Copy the lines below as they are; omit the images they contain.

-- start of Data lines --

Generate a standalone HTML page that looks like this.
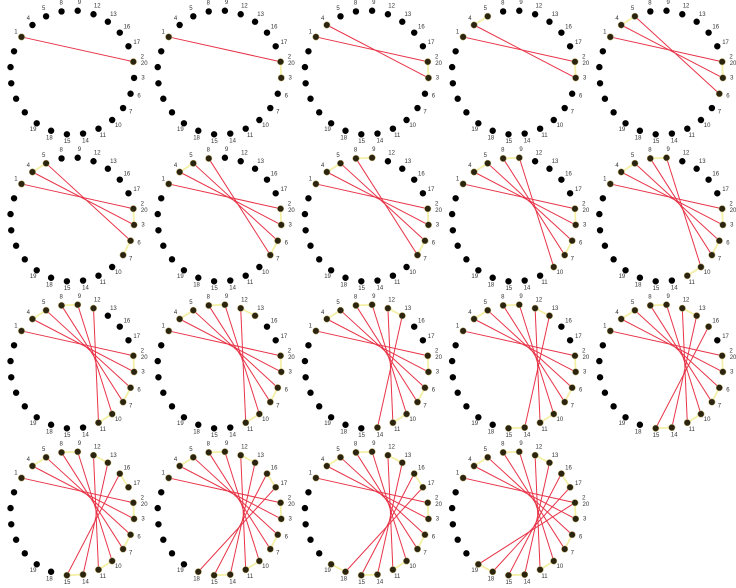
<!DOCTYPE html>
<html><head><meta charset="utf-8"><style>
html,body{margin:0;padding:0;background:#fff;}
svg{display:block;}
text{font-family:"Liberation Sans",sans-serif;font-size:6px;fill:#333;}
</style></head><body>
<svg id="chart" width="736" height="588" viewBox="0 0 736 588"></svg>
<script>
// node labels around circle and their angle (deg, counterclockwise from +x)
const nodeLabels = ["9","8","5","4","1","","","","","","19","18","15","14","11","10","7","6","3","2","17","16","13","12"];
const nodeAngles = [85,100,115,130,145,160,175,190,205,220,235,250,265,280,295,310,325,340,355,10,25,40,55,70];
// path order visited
const pathSeq = [1,2,3,4,5,6,7,8,9,10,11,12,13,14,15,16,17,18,19,20];
// angle of each numbered node
const numAngle = {1:145,2:10,3:355,4:130,5:115,6:340,7:325,8:100,9:85,10:310,11:295,12:70,13:55,14:280,15:265,16:40,17:25,18:250,19:235,20:10};
const panelCount = 19;

const NS="http://www.w3.org/2000/svg";
const svg=document.getElementById('chart');
const PW=147.2, PH=147, CX=72.3, CY=72.5, R=62;
function pos(ang,rad){const a=ang*Math.PI/180;return [CX+rad*Math.cos(a), CY-rad*Math.sin(a)];}
function mk(tag,attrs,parent){const e=document.createElementNS(NS,tag);for(const k in attrs)e.setAttribute(k,attrs[k]);parent.appendChild(e);return e;}

for(let p=0;p<panelCount;p++){
  const col=p%5,row=Math.floor(p/5);
  const g=mk('g',{transform:`translate(${col*PW},${row*PH})`},svg);
  
  
  const steps=p+2;
  const visited=new Set(pathSeq.slice(0,steps).map(n=>numAngle[n]));
  for(let i=0;i<steps-1;i++){
    const a=pathSeq[i],b=pathSeq[i+1];
    const [x1,y1]=pos(numAngle[a],R),[x2,y2]=pos(numAngle[b],R);
    const red=(a%2===1);
    const l=mk('line',{x1,y1,x2,y2,stroke:red?'#e83448':'#f4f0a8','stroke-width':red?1:1.8},g);
    
    
  }
  for(let i=0;i<nodeAngles.length;i++){
    const [x,y]=pos(nodeAngles[i],R);
    const v=visited.has(nodeAngles[i]);
    const c=mk('circle',{cx:x,cy:y,r:3.2,fill:v?'#2a2410':'#000',stroke:v?'#b8a860':'none','stroke-width':0.5},g);
    
    
    const lab=nodeLabels[i];
    if(lab){
      const [tx,ty]=pos(nodeAngles[i],R+8);
      if(lab==="2"){
        const t1=mk('text',{x:tx+1,y:ty-3,'text-anchor':'middle','dominant-baseline':'central'},g);t1.textContent='2';
        
        
        const t2=mk('text',{x:tx+3,y:ty+3.5,'text-anchor':'middle','dominant-baseline':'central'},g);t2.textContent='20';
        
        
      } else {
        const t=mk('text',{x:tx+1,y:ty,'text-anchor':'middle','dominant-baseline':'central'},g);t.textContent=lab;
        
        
      }
    }
  }
}
</script>
</body></html>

-- end of Data lines --

The answer:
Generate a standalone HTML page that looks like this.
<!DOCTYPE html>
<html><head><meta charset="utf-8"><style>
html,body{margin:0;padding:0;background:#fff;}
svg{display:block;}
text{font-family:"Liberation Sans",sans-serif;font-size:6px;fill:#333;}
</style></head><body>
<svg id="chart" width="736" height="588" viewBox="0 0 736 588"></svg>
<script>
// node labels around circle and their angle (deg, counterclockwise from +x)
const nodeLabels = ["9","8","5","4","1","","","","","","19","18","15","14","11","10","7","6","3","2","17","16","13","12"];
const nodeAngles = [85,100,115,130,145,160,175,190,205,220,235,250,265,280,295,310,325,340,355,10,25,40,55,70];
// path order visited
const pathSeq = [1,2,3,4,5,6,7,8,9,10,11,12,13,14,15,16,17,18,19,20];
// angle of each numbered node
const numAngle = {1:145,2:10,3:355,4:130,5:115,6:340,7:325,8:100,9:85,10:310,11:295,12:70,13:55,14:280,15:265,16:40,17:25,18:250,19:235,20:10};
const panelCount = 19;

const NS="http://www.w3.org/2000/svg";
const svg=document.getElementById('chart');
const PW=147.2, PH=147, CX=72.3, CY=72.5, R=62;
function pos(ang,rad){const a=ang*Math.PI/180;return [CX+rad*Math.cos(a), CY-rad*Math.sin(a)];}
function mk(tag,attrs,parent){const e=document.createElementNS(NS,tag);for(const k in attrs)e.setAttribute(k,attrs[k]);parent.appendChild(e);return e;}

for(let p=0;p<panelCount;p++){
  const col=p%5,row=Math.floor(p/5);
  const g=mk('g',{transform:`translate(${col*PW},${row*PH})`},svg);
  
  
  const steps=p+2;
  const visited=new Set(pathSeq.slice(0,steps).map(n=>numAngle[n]));
  for(let i=0;i<steps-1;i++){
    const a=pathSeq[i],b=pathSeq[i+1];
    const [x1,y1]=pos(numAngle[a],R),[x2,y2]=pos(numAngle[b],R);
    const red=(a%2===1);
    const l=mk('line',{x1,y1,x2,y2,stroke:red?'#e83448':'#f4f0a8','stroke-width':red?1:1.8},g);
    
    
  }
  for(let i=0;i<nodeAngles.length;i++){
    const [x,y]=pos(nodeAngles[i],R);
    const v=visited.has(nodeAngles[i]);
    const c=mk('circle',{cx:x,cy:y,r:3.2,fill:v?'#2a2410':'#000',stroke:v?'#b8a860':'none','stroke-width':0.5},g);
    
    
    const lab=nodeLabels[i];
    if(lab){
      const [tx,ty]=pos(nodeAngles[i],R+8);
      if(lab==="2"){
        const t1=mk('text',{x:tx+1,y:ty-3,'text-anchor':'middle','dominant-baseline':'central'},g);t1.textContent='2';
        
        
        const t2=mk('text',{x:tx+3,y:ty+3.5,'text-anchor':'middle','dominant-baseline':'central'},g);t2.textContent='20';
        
        
      } else {
        const t=mk('text',{x:tx+1,y:ty,'text-anchor':'middle','dominant-baseline':'central'},g);t.textContent=lab;
        
        
      }
    }
  }
}
</script>
</body></html>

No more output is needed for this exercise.